В далёком интервью 2017 года изданию «Солома» Марта довольно откровенно рассказывает о своём пути из кинодраматургии в писателя малых форм: она начала писать, когда снимать уже не было физической возможности. Но драматурга, режиссёра-то из себя не вытравишь, поэтому документальные практики превращаются у Антоничевой в инструменты перехода от кино к литературе.
Причём именно к литературе малых форм — к рассказам фантастико-технологического формата, которые суть идеальная форма для нашего времени (это всё немного вольное переложение интервью, но ровно по сути сказанного). Однако не всякий рассказ важен и интересен, по мнению Марты, рассказ должен соответствовать своему времени. Сегодня это форма визуальной передачи истории, когда драматургию нужно ловить в повседневном течении жизни.
Это и есть тот метод, которым пользуется Антоничева, но, повторюсь, выходит неважно, неубедительно, в некоторых текстах откровенно слабо. Не хватает того самого полёта вольного пера, который переводил бы документалистику просто слов в настоящую, хорошую литературу.

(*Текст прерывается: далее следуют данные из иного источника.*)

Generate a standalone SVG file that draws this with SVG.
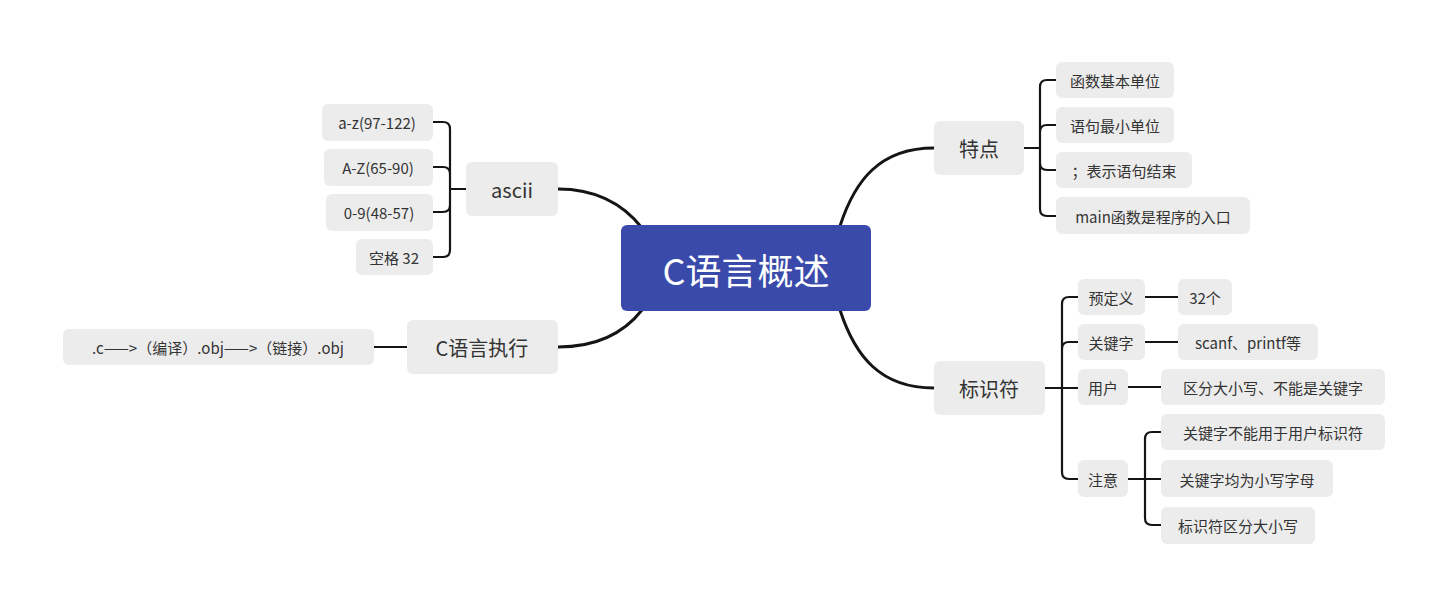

Любопытно, что в упомянутой истории про AR-книгу (рассказ «Всё включено») лирический герой всё ждёт и ждёт, когда же, наконец, пойдёт обещанный производителями контента сюжет. Будто не замечая и не понимая, что он погружён в сюжет дополненной реальности с того самого момента, как щёлкнула кнопка пульта. Чисто технически, в соответствии с заданными автором условиями рассказа, сюжет в AR-книге начинается после оплаты аккаунта на трёхмесячный срок. Однако, если смотреть философски — даже эта ироническая уловка вклеивается в сюжет самого рассказа (то, что как раз концептуально и нужно Антоничевой).
Сама же Марта как будто не замечает и не понимает, что и она заложница жизненного сюжета о написанной ей книге. Только в отличие от искусственно созданной вселенной книжного мира, ничего поделать с сюжетом своей жизни нельзя: он вышел таким, каким вышел. Если документировать этот сюжет, то пока получается неважная картина: либо малая проза не хочет склеиваться с кино, либо малая проза не хочет склеиваться с кино в руках Марты Антоничевой.
Но так ли уж она в этом виновата с точки зрения писательского сюжета? Ведь каждый ваяет свой горшок так, как умеет, не более того.